Dr Redworth is based at the School of Arts, Histories and Cultures at the University of Manchester and he returns to the branch on Monday December 1st with a controversial look at the Short Reign of King Philip the Brief of England (1554-1558).  He will suggest that the marriage of Philip I (II of Spain) to Mary Tudor is best seen as the result of a plot devised by Brussels-based bureaucrats.  Following the lecture he will sign copies of The She-Apostle.

Phillimore published The Hayward Grammar School, Bolton: the First Decade, 1955-1965 by the Bolton Branch Chairman. 

The heyday of state grammar schools in the 1940s, '50s and '60s was a significant episode in the social and economic progress of the UK. The Hayward Grammar School in Bolton, planned in 1946, opened in 1955, closed in 1982, saw spectacular developments in upward social mobility, and an effective academic and 'cultural' challenge to established independent schools. The fact that almost no official records of its existence and qualities now remain, either in the present successor school or in the Local Education Authority's offices, has prompted David Clayton to produce, in effect, an archive, a fascinating book detailing and assessing the performance of many of its outstanding staff and pupils in the first decade of its life, 1955-1965. There are many telling mini-biographies.

The author, who taught at the school from 1959 to 1965, emphasises not only academic successes but also the rich extracurricular programme, the sport, the expeditions at home and abroad, the drama, the music, the charity work, the school clubs and societies. The research entailed many absorbing hours of 'oral history' interviews and consultations with former staff and pupils as well as a 'trawling' of surviving school magazines provided by ex-pupils. There were also several productive visits to the National Archives at Kew.

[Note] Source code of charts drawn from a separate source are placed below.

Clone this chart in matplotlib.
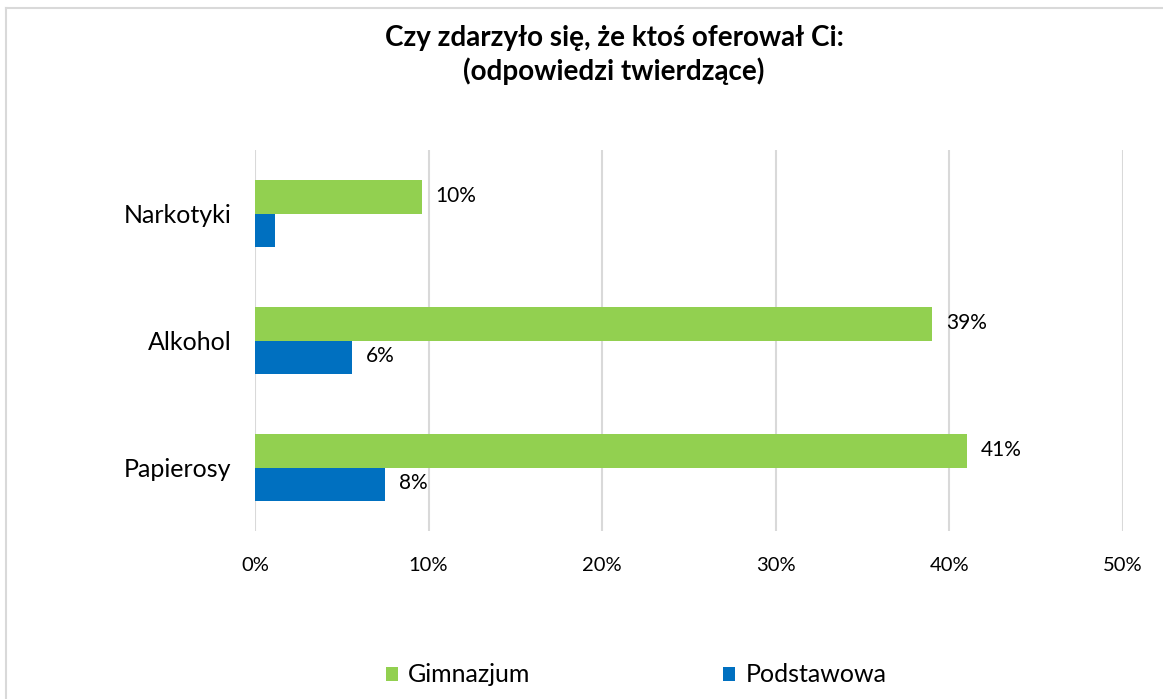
import matplotlib
matplotlib.use("Agg")
import matplotlib.pyplot as plt
from matplotlib.lines import Line2D
from matplotlib.patches import Patch

plt.rcParams['font.family'] = ['Lato', 'DejaVu Sans']

categories = ["Narkotyki", "Alkohol", "Papierosy"]
series_names = ["Gimnazjum", "Podstawowa"]
gimnazjum = [9.6, 39.0, 41.0]
podstawowa = [1.15, 5.6, 7.5]
gim_labels = ["10%", "39%", "41%"]
pod_labels = ["", "6%", "8%"]
xticks = [0, 10, 20, 30, 40, 50]
xtick_labels = ["0%", "10%", "20%", "30%", "40%", "50%"]
title = "Czy zdarzyło się, że ktoś oferował Ci:\n(odpowiedzi twierdzące)"

green = "#92D050"
blue = "#0070C0"
grid = "#D9D9D9"

fig = plt.figure(figsize=(11.63, 6.99), dpi=100)
ax = fig.add_axes([255/1163, 1 - 531/699, 868/1163, 381/699])

h = 0.26
ys = list(range(len(categories)))
ax.barh([y - h/2 for y in ys], gimnazjum, height=h, color=green, zorder=3)
ax.barh([y + h/2 for y in ys], podstawowa, height=h, color=blue, zorder=3)

for y, v, lab in zip(ys, gimnazjum, gim_labels):
    if lab:
        ax.annotate(lab, (v, y - h/2), xytext=(10, 1), textcoords="offset points",
                    va="center", ha="left", fontsize=15, color="#000000")
for y, v, lab in zip(ys, podstawowa, pod_labels):
    if lab:
        ax.annotate(lab, (v, y + h/2), xytext=(10, 1), textcoords="offset points",
                    va="center", ha="left", fontsize=15, color="#000000")

ax.set_xlim(0, 50)
ax.set_ylim(2.5, -0.5)
ax.set_yticks(ys)
ax.set_yticklabels(categories, fontsize=18)
ax.set_xticks(xticks)
ax.set_xticklabels(xtick_labels, fontsize=14.5)
ax.tick_params(axis="both", length=0)
ax.tick_params(axis="y", pad=17)
ax.tick_params(axis="x", pad=19)
ax.xaxis.grid(True, color=grid, linewidth=1.5, zorder=0)
for s in ax.spines.values():
    s.set_visible(False)

fig.text(614/1163, 1 - 55/699, title, ha="center", va="center",
         fontsize=20, fontweight="bold", linespacing=1.3)

handles = [Patch(facecolor=green, edgecolor="none"), Patch(facecolor=blue, edgecolor="none")]
leg = fig.legend(handles, series_names, loc="center", bbox_to_anchor=(636/1163, 1 - 675/699),
                 ncol=2, frameon=False, fontsize=18, handlelength=0.5, handleheight=0.5,
                 handletextpad=0.4, columnspacing=7.7)

# partial frame (top and left visible)
fig.add_artist(Line2D([6/1163, 1], [1 - 8/699, 1 - 8/699], color="#D9D9D9", linewidth=1.5))
fig.add_artist(Line2D([6/1163, 6/1163], [0, 1 - 8/699], color="#D9D9D9", linewidth=1.5))

fig.savefig("out.png", dpi=100, facecolor="white")
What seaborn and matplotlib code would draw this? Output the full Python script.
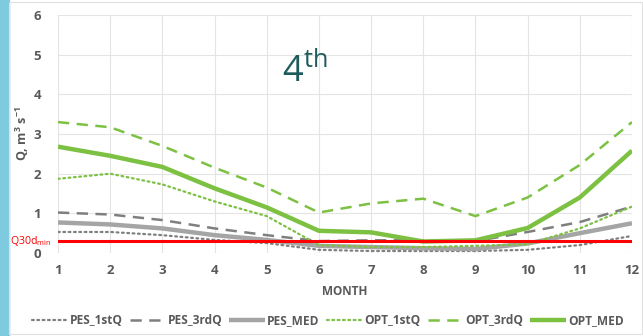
import matplotlib
matplotlib.use("Agg")
import matplotlib.pyplot as plt
from matplotlib.patches import Rectangle
import seaborn as sns

months = list(range(1, 13))

pes_1stq = [0.53, 0.53, 0.45, 0.33, 0.25, 0.08, 0.05, 0.05, 0.05, 0.08, 0.20, 0.43]
pes_3rdq = [1.02, 0.97, 0.83, 0.62, 0.45, 0.30, 0.32, 0.32, 0.30, 0.53, 0.78, 1.17]
pes_med = [0.77, 0.72, 0.62, 0.45, 0.33, 0.18, 0.15, 0.12, 0.10, 0.24, 0.50, 0.75]
opt_1stq = [1.87, 2.00, 1.73, 1.30, 0.93, 0.20, 0.15, 0.15, 0.18, 0.22, 0.62, 1.17]
opt_3rdq = [3.30, 3.17, 2.70, 2.15, 1.65, 1.02, 1.25, 1.37, 0.93, 1.40, 2.22, 3.30]
opt_med = [2.68, 2.45, 2.17, 1.63, 1.15, 0.56, 0.52, 0.29, 0.32, 0.63, 1.40, 2.58]

q30d_min = 0.30
panel_label = "4"

series_names = ["PES_1stQ", "PES_3rdQ", "PES_MED", "OPT_1stQ", "OPT_3rdQ", "OPT_MED"]

sns.set_theme(style="white")
plt.rcParams["font.family"] = ["Open Sans", "DejaVu Sans"]
plt.rcParams["mathtext.fontset"] = "custom"
plt.rcParams["mathtext.rm"] = "Open Sans"
plt.rcParams["mathtext.bf"] = "Open Sans:bold"

fig = plt.figure(figsize=(6.43, 3.36), dpi=100)
ax = fig.add_axes([58 / 643, (336 - 253) / 336, (632 - 58) / 643, (253 - 15) / 336])

gray_dark = "#7f7f7f"
gray_light = "#a5a5a5"
green = "#7cc142"

styles = {
    "PES_1stQ": dict(color=gray_dark, lw=1.6, dashes=(0.8, 1.6)),
    "PES_3rdQ": dict(color=gray_dark, lw=1.8, dashes=(4.5, 3)),
    "PES_MED": dict(color=gray_light, lw=3.2, dashes=()),
    "OPT_1stQ": dict(color=green, lw=1.6, dashes=(0.8, 1.6)),
    "OPT_3rdQ": dict(color=green, lw=1.8, dashes=(4.5, 3)),
    "OPT_MED": dict(color=green, lw=3.2, dashes=()),
}
values = dict(zip(series_names, [pes_1stq, pes_3rdq, pes_med, opt_1stq, opt_3rdq, opt_med]))

for name in series_names:
    st = styles[name]
    sns.lineplot(x=months, y=values[name], ax=ax, color=st["color"], lw=st["lw"], label=name)
    line = ax.lines[-1]
    if st["dashes"]:
        line.set_dashes(st["dashes"])
    line.set_solid_capstyle("butt")
    line.set_dash_capstyle("round" if st["dashes"] and st["dashes"][0] < 1 else "butt")

# minimum flow threshold
ax.axhline(q30d_min, color="#ff0000", lw=2.2, zorder=5)

ax.set_xlim(1, 12)
ax.set_ylim(0, 6)
ax.set_xticks(months)
ax.set_yticks(range(0, 7))
ax.grid(True, color="#e4e4e4", lw=0.8)
for s in ax.spines.values():
    s.set_visible(False)
ax.tick_params(axis="both", length=0, labelsize=9.5, labelcolor="#595959", pad=8)
for lbl in ax.get_xticklabels() + ax.get_yticklabels():
    lbl.set_fontweight("bold")
ax.tick_params(axis="y", pad=12)

ax.set_xlabel("MONTH", fontsize=8.5, fontweight="bold", color="#595959", labelpad=6)
ax.set_ylabel(r"Q, m$^{\mathbf{3}}$ s$^{\mathbf{-1}}$", fontsize=9, fontweight="bold",
              color="#595959", labelpad=2)

ax.text(-0.012, q30d_min, r"Q30d$_{\mathrm{min}}$", transform=ax.get_yaxis_transform(),
        ha="right", va="center", color="#ff0000", fontsize=7.6)

ax.text(0.43, 0.76, panel_label + r"$^{\mathrm{th}}$", transform=ax.transAxes,
        ha="center", va="center", fontsize=26, color="#1f5a5c")

ax.get_legend().remove()
handles, labels = ax.get_legend_handles_labels()
fig.legend(handles, labels, loc="lower center", bbox_to_anchor=(0.51, -0.005), ncol=6,
           frameon=False, handlelength=3.0, handletextpad=0.15,
           columnspacing=0.6, labelcolor="#595959", prop=dict(weight="bold", size=8.6))

# frame and side strip
fig.patches.append(Rectangle((0, 0), 9 / 643, 1, transform=fig.transFigure,
                             color="#7ecbe0", zorder=0))
fig.patches.append(Rectangle((9 / 643, 0.005), 1 - 10 / 643, 0.99, transform=fig.transFigure,
                             fill=False, ec="#e0e0e0", lw=0.8, zorder=0))

fig.savefig("out.png", dpi=100)
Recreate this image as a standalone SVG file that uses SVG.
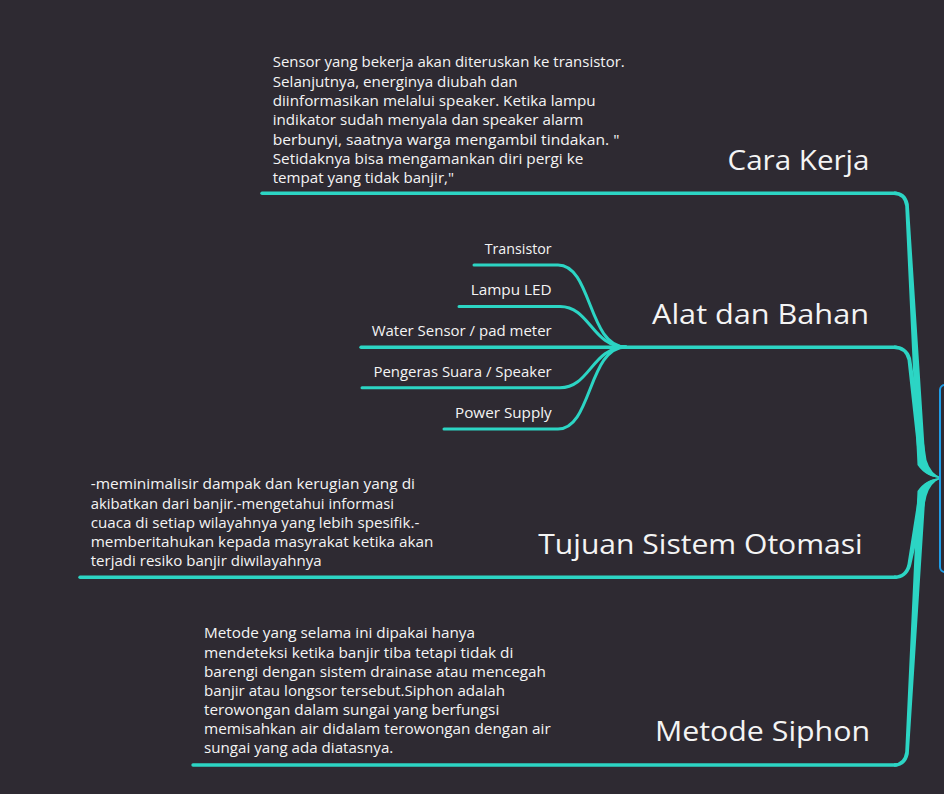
<svg xmlns="http://www.w3.org/2000/svg" width="944" height="794" viewBox="0 0 944 794">
<style>
.bg{fill:#2e2a32}
.ln{fill:none;stroke:#2cd5c4;stroke-width:3.4;stroke-linecap:round}
.sub{fill:none;stroke:#2cd5c4;stroke-width:3;stroke-linecap:round}
.wedge{fill:#2cd5c4}
.title{font-family:"Open Sans","Liberation Sans",sans-serif;font-size:28px;fill:#f4f4f4;text-anchor:end}
.leaf{font-family:"Open Sans","Liberation Sans",sans-serif;font-size:14.5px;fill:#f4f4f4;text-anchor:end}
.body{font-family:"Open Sans","Liberation Sans",sans-serif;font-size:14.5px;fill:#f4f4f4}
.center{fill:#2e2a32;stroke:#1e9ee8;stroke-width:2}
</style>
<rect class="bg" x="0" y="0" width="944" height="794"/>
<g id="connectors">
  <path class="ln" d="M262,193.3 H896"/>
  <path class="wedge" d="M894,191.6 Q906,191.6 908.8,204 L925.5,462 Q929.5,474 942,478 Q926,477.5 917.5,465 L905.2,206 Q903.5,195 894,195 Z"/>
  <path class="ln" d="M361,347.2 H896"/>
  <path class="wedge" d="M894,345.5 Q907,345.5 911,358 L926.5,460 Q930.5,474 942,478 Q926,477.5 919,465 L907.5,360 Q905,348.9 894,348.9 Z"/>
  <path class="ln" d="M80,577.3 H896"/>
  <path class="wedge" d="M894,579 Q907,579 911,566 L926.5,496 Q930.5,482 942,478 Q926,478.5 919,491 L907.5,564 Q905,575.6 894,575.6 Z"/>
  <path class="ln" d="M193,765 H896"/>
  <path class="wedge" d="M894,766.7 Q906,766.7 908.8,754 L925.5,494 Q929.5,482 942,478 Q926,478.5 917.5,491 L905.2,752 Q903.5,763.3 894,763.3 Z"/>
  <path class="sub" d="M474,265 H558 C592,265 588,347 626,347"/>
  <path class="sub" d="M459,306.5 H560 C590,306.5 592,347 626,347"/>
  <path class="sub" d="M362,387.8 H560 C590,387.8 592,347 626,347"/>
  <path class="sub" d="M444,429 H558 C592,429 588,347 626,347"/>
</g>
<g id="center-node">
  <rect class="center" x="940" y="385" width="40" height="187" rx="5"/>
</g>
<g id="cara-kerja">
  <text class="title" x="869.5" y="170" textLength="142" lengthAdjust="spacingAndGlyphs">Cara Kerja</text>
  <text class="body" x="272.7" y="67.3" textLength="352" lengthAdjust="spacingAndGlyphs">Sensor yang bekerja akan diteruskan ke transistor.</text>
  <text class="body" x="272.7" y="86.6" textLength="245" lengthAdjust="spacingAndGlyphs">Selanjutnya, energinya diubah dan</text>
  <text class="body" x="272.7" y="105.9" textLength="323" lengthAdjust="spacingAndGlyphs">diinformasikan melalui speaker. Ketika lampu</text>
  <text class="body" x="272.7" y="125.2" textLength="310.7" lengthAdjust="spacingAndGlyphs">indikator sudah menyala dan speaker alarm</text>
  <text class="body" x="272.7" y="144.5" textLength="346.7" lengthAdjust="spacingAndGlyphs">berbunyi, saatnya warga mengambil tindakan. "</text>
  <text class="body" x="272.7" y="163.8" textLength="310.7" lengthAdjust="spacingAndGlyphs">Setidaknya bisa mengamankan diri pergi ke</text>
  <text class="body" x="272.7" y="183.1" textLength="181.3" lengthAdjust="spacingAndGlyphs">tempat yang tidak banjir,"</text>
</g>
<g id="alat-dan-bahan">
  <text class="title" x="869" y="324.3" textLength="217" lengthAdjust="spacingAndGlyphs">Alat dan Bahan</text>
</g>
<g id="transistor"><text class="leaf" x="551.7" y="254" textLength="67" lengthAdjust="spacingAndGlyphs">Transistor</text></g>
<g id="lampu-led"><text class="leaf" x="551.7" y="295" textLength="81" lengthAdjust="spacingAndGlyphs">Lampu LED</text></g>
<g id="water-sensor"><text class="leaf" x="551.7" y="336" textLength="180" lengthAdjust="spacingAndGlyphs">Water Sensor / pad meter</text></g>
<g id="pengeras-suara"><text class="leaf" x="551.7" y="377" textLength="178.3" lengthAdjust="spacingAndGlyphs">Pengeras Suara / Speaker</text></g>
<g id="power-supply"><text class="leaf" x="551.7" y="418" textLength="96.7" lengthAdjust="spacingAndGlyphs">Power Supply</text></g>
<g id="tujuan-sistem-otomasi">
  <text class="title" x="862.7" y="554.3" textLength="324.4" lengthAdjust="spacingAndGlyphs">Tujuan Sistem Otomasi</text>
  <text class="body" x="90.7" y="489.3" textLength="324.3" lengthAdjust="spacingAndGlyphs">-meminimalisir dampak dan kerugian yang di</text>
  <text class="body" x="90.7" y="508.5" textLength="303.3" lengthAdjust="spacingAndGlyphs">akibatkan dari banjir.-mengetahui informasi</text>
  <text class="body" x="90.7" y="527.7" textLength="328.7" lengthAdjust="spacingAndGlyphs">cuaca di setiap wilayahnya yang lebih spesifik.-</text>
  <text class="body" x="90.7" y="546.9" textLength="342.7" lengthAdjust="spacingAndGlyphs">memberitahukan kepada masyrakat ketika akan</text>
  <text class="body" x="90.7" y="566.1" textLength="231" lengthAdjust="spacingAndGlyphs">terjadi resiko banjir diwilayahnya</text>
</g>
<g id="metode-siphon">
  <text class="title" x="870" y="740.7" textLength="215" lengthAdjust="spacingAndGlyphs">Metode Siphon</text>
  <text class="body" x="204" y="638.3" textLength="271" lengthAdjust="spacingAndGlyphs">Metode yang selama ini dipakai hanya</text>
  <text class="body" x="204" y="657.5" textLength="309.3" lengthAdjust="spacingAndGlyphs">mendeteksi ketika banjir tiba tetapi tidak di</text>
  <text class="body" x="204" y="676.7" textLength="342" lengthAdjust="spacingAndGlyphs">barengi dengan sistem drainase atau mencegah</text>
  <text class="body" x="204" y="695.9" textLength="301" lengthAdjust="spacingAndGlyphs">banjir atau longsor tersebut.Siphon adalah</text>
  <text class="body" x="204" y="715.1" textLength="295.3" lengthAdjust="spacingAndGlyphs">terowongan dalam sungai yang berfungsi</text>
  <text class="body" x="204" y="734.3" textLength="346.7" lengthAdjust="spacingAndGlyphs">memisahkan air didalam terowongan dengan air</text>
  <text class="body" x="204" y="753.4" textLength="189.3" lengthAdjust="spacingAndGlyphs">sungai yang ada diatasnya.</text>
</g>
</svg>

The outcome is a book specifically preserving, 'for all time', experiences, personalities and achievements that would otherwise eventually be entirely forgotten. As the subsequent Head, for 17 years from 1984, of a large former grammar school in Burnley, David Clayton has been able to evaluate fairly the quality of the Hayward School's performance. He also convincingly explains why so many state grammar schools, in spite of their effectiveness, found themselves being closed in the twenty years following the Tony Crosland Circular 10/65 of 1965.

Sara Vernon's publication Bolton Street Names - Their Meanings and Origins takes a fascinating trip around Bolton, a comprehensive etymological guide to its highways and byways.  Featuring all the streets of Great Bolton and Little Bolton and illustrated with more than seventy photographs, this valuable work is sure to appeal both to those interested in the study of the English language and those wishing to discover more about Bolton's intriguing past.

We are also pleased that member Nick Tyldesley has been involved in putting together Chains and Cotton, a pack of teaching materials aimed at Year 8 and Year 9 pupils.  They are based around the narrative of James Watkins, an African slave who escaped from America and toured around the cotton towns of the North West in the early 1850s, particularly Bolton, telling the mill owners and workers about the horrors of slavery.  The abolitionist cause was enthusiastically taken up. 

The pack focuses on extracts from slave ship logs; the growth of the cotton industry in the North West; James Watkins's journal; and artefacts pertaining to slavery from the Bolton Museum collection.  Pupils will be encouraged to recreate an anti-slavery meeting. The materials can be used in a variety of cross-curricular teaching programmes in the spirit of the Key Stage 3 review.  It has been produced by the partnership between schools, Bolton Museum and Bolton LA with support from the North West MLA and costs £15.